The zonal distribution of rainfall provides the best evidence: While Central India received surplus rainfall of 18 per cent during the season, Northwest, South Peninsular and Northeast India totted up deficit figures respectively of 2 per cent, 9 per cent and 25 per cent.
This shows that Central India is making up for the deficit elsewhere, based on simple arithmetic.
But the healthier rain distribution until the second week of July has been compromised with, said Dr Akhilesh Gupta of the Department of Science and Technology.
For instance, the week ending August 9 saw Central India recording surplus rainfall of 28 per cent, an unusually high figure for the time and place.
This was only to be expected with `low' after `low' taking a west-northwest course to pour their contents over a familiar swathe from Orissa to Gujarat.
And the trend continued to the day when, for the third time during the season, a `low' in the Bay of Bengal beat forecasts to form at least a day in advance in yet another sign of the monsoon peaking to the misery of the flood-ravaged peninsular states.
The National Centre for Medium Range Weather Forecasting (NCMRWF) said that the `low' has formed over the North Bay off the Orissa-West Bengal coast on Thursday. The `low' will stagnate over the waters for one or two days, and intensify into a depression.

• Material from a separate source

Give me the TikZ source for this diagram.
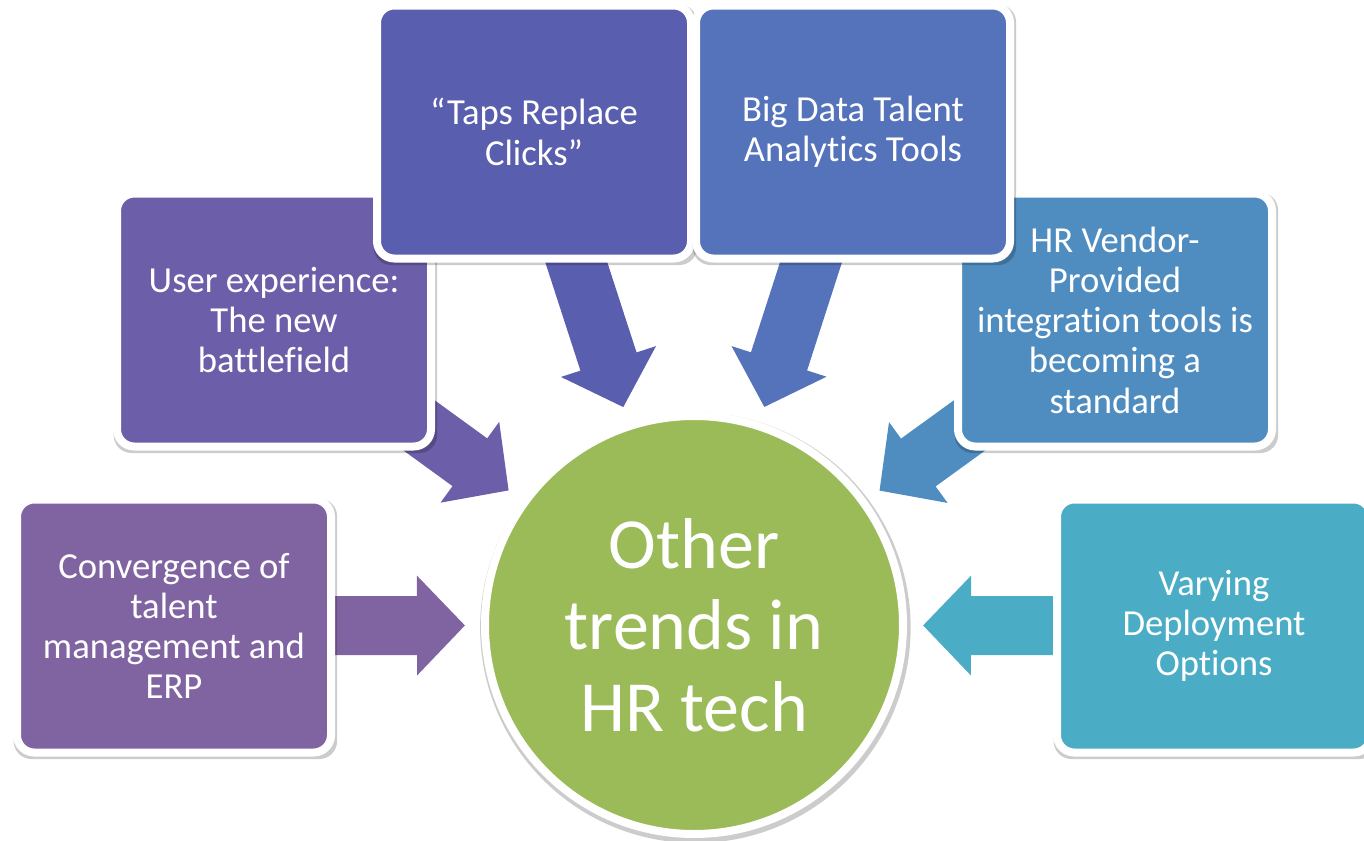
\documentclass[tikz,border=0pt]{standalone}
\usepackage{fontspec}
\setmainfont{Carlito}[Ligatures={TeX,NoCommon}]
\usetikzlibrary{arrows.meta, shadows, backgrounds}

\definecolor{cOne}{RGB}{128,100,162}
\definecolor{cTwo}{RGB}{108,94,168}
\definecolor{cThree}{RGB}{90,94,174}
\definecolor{cFour}{RGB}{84,115,186}
\definecolor{cFive}{RGB}{79,141,193}
\definecolor{cSix}{RGB}{75,172,198}
\definecolor{hubgreen}{RGB}{155,187,89}

\begin{document}
\begin{tikzpicture}[x=0.75pt, y=-0.75pt,
      softshadow/.style={general shadow={shadow scale=1.03, shadow xshift=1pt,
        shadow yshift=-2pt, fill=black, opacity=.2}},
      trend/.style={rectangle, rounded corners=13pt, draw=white, line width=6pt,
        minimum width=235.5pt, minimum height=189.75pt, inner sep=0pt,
        align=center, text=white, font=\fontsize{27.5}{30.2}\selectfont, softshadow},
      hub/.style={circle, fill=hubgreen, draw=white, line width=6pt,
        minimum size=313.5pt, inner sep=0pt, align=center, text=white,
        font=\fontsize{54}{61}\selectfont, softshadow},
      flow/.style={line width=44.25pt, shorten >=171.75pt,
        -{Triangle[width=72.75pt, length=36pt]}}]
      \useasboundingbox (0,0) rectangle (1364,840);
      % hub;
      \node[hub] (hub) at (694,625) {Other\\trends in\\HR tech};
      % side boxes;
      \node[trend, fill=cOne] (b1) at (174,626) {Convergence of\\talent\\management and\\ERP};
      \node[trend, fill=cSix] (b6) at (1214,626) {Varying\\Deployment\\Options};
      % middle boxes;
      \node[trend, fill=cTwo] (b2) at (274,320) {User experience:\\The new\\battlefield};
      \node[trend, fill=cFive] (b5) at (1115,320) {HR Vendor-\\Provided\\integration tools is\\becoming a\\standard};
      % top boxes;
      \node[trend, fill=cThree] (b3) at (534,132) {“Taps Replace\\Clicks”};
      \node[trend, fill=cFour] (b4) at (853,132) {Big Data Talent\\Analytics Tools};
      % arrows into the hub;
      \begin{pgfonlayer}{background}
        \draw[flow, cOne] (b1.center) -- (hub.center);
        \draw[flow, cTwo] (b2.center) -- (hub.center);
        \draw[flow, cThree] (b3.center) -- (hub.center);
        \draw[flow, cFour] (b4.center) -- (hub.center);
        \draw[flow, cFive] (b5.center) -- (hub.center);
        \draw[flow, cSix] (b6.center) -- (hub.center);
      \end{pgfonlayer}
  \end{tikzpicture}
\end{document}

Since almost 50 per cent of the associated moisture is concentrated over the land, rain will start pounding North Coastal Andhra Pradesh, Coastal Orissa and Chhattisgarh `very soon.'
To move west
This session will sustain over the next 48 hours, following which the system will cross land and propagating west to rain it over East Madhya Pradesh, Telengana, Madhya Maharashtra and Vidarbha.
It will culminate in a swamping of North Konkan and Gujarat by August 15/16 (Tuesday/Wednesday next).
Dr Gupta feared that Maharashtra and Gujarat, which are still reeling from flooding from the preceding weather system, would pose major worry for relief and rehabilitation workers. These two states will receive a fresh spell of rains as early as from Sunday.
Some of the heaviest rain would be witnessed during a five-day period from Sunday (August 13-17). Orissa, Chhattisgarh and Andhra Pradesh would also be in the severely affected list.
Meanwhile, the westerly monsoon jet, which had shifted south in anticipation of the formation of the `low', will now move back to the north.
This will once again clear up skies over Kerala, Coastal Karnataka and some parts of Tamil Nadu.